PR references (#334 removed the host stalls, the bug was fixed in #42) rot as the codebase evolves and provide no useful signal to a reader who isn't already in context. Magic numbers tied to a specific model size or hardware (~2 MB at production grid sizes, fits on a 16 GB device) imply a fixed scale that's only true on whichever model/box the comment was written against. State the qualitative dependency instead.

# Good — qualitative dependency
# Frees per-period intermediate buffers (V_arr-shaped, so
# model-dependent) so they don't stack up across the loop.

# Bad — PR reference + magic number
# Frees per-period intermediate buffers (~2 MB each at production
# grid sizes) so we don't re-introduce the host stalls that #334
# removed.

Bulleted lists for enumerated cases

When describing a fixed set of cases (log levels, regime kinds, parameter types, dispatch strategies), use one bullet per case rather than running prose.
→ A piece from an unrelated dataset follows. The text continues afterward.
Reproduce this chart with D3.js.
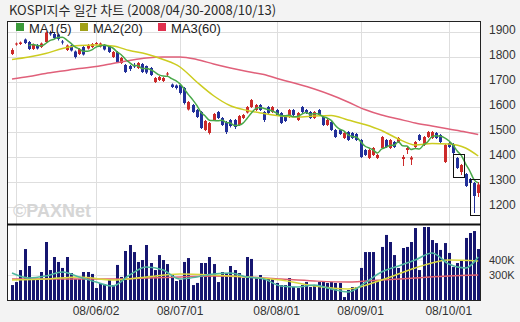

Bullets scan; prose hides cases.

# Good — scannable
# Gate falls out of the public log level:
# - `"off"` ⇒ nothing (skips even the NaN fail-fast)
# - `"warning"` / `"progress"` ⇒ NaN/Inf only
# - `"debug"` ⇒ adds the min/max/mean trio


# Bad — buried in prose
# Gate falls out of the public log level: `"off"` ⇒ nothing,
# `"warning"` / `"progress"` ⇒ NaN/Inf only, `"debug"` ⇒ adds the
# min/max/mean trio. `"off"` skips even the NaN fail-fast.

Pure Functions

Write pure functions whenever possible:

  1. Same inputs → same outputs
  2. No side effects
# Good: Separate I/O from logic
def task_example(path_in: Path, path_out: Path) -> None:
    data = pd.read_csv(path_in)  # I/O at boundary
    result = process_data(data)  # Pure logic
    result.to_pickle(path_out)  # I/O at boundary


def process_data(df: pd.DataFrame) -> pd.DataFrame:
    """Pure function - all logic here."""
    ...

Error Handling

  • Raise errors early with descriptive messages
  • TypeError for wrong types, ValueError for wrong values
  • Use _fail_if_... helper functions for validation
def _fail_if_not_list(data: Any) -> None:
    if not isinstance(data, list):
        msg = f"data must be a list, not {type(data).__name__}"
        raise TypeError(msg)

Testing

Test-Driven Development — always

Always write the test first, watch it fail, then implement. No exceptions for new behavior or bug fixes. Tests are not an afterthought, they are the spec.

The cycle:

  1. Red. Write a failing test that asserts the desired behavior in user-facing terms. Run it. Confirm it fails for the right reason (the missing behavior — not a typo, not an import error).
  2. Green. Write the smallest amount of code that makes the test pass.
  3. Refactor. Clean up while keeping the test green.

Apply per case:

  • New feature → red-green-refactor.
  • Bug fix → reproduce as a failing test before writing the fix. The test then prevents regression.
  • Refactor (no behavior change) → existing tests are the spec. Keep them green before, during, and after. No new test needed if behavior is unchanged; if you find a behavior gap, fill it with a new test before refactoring.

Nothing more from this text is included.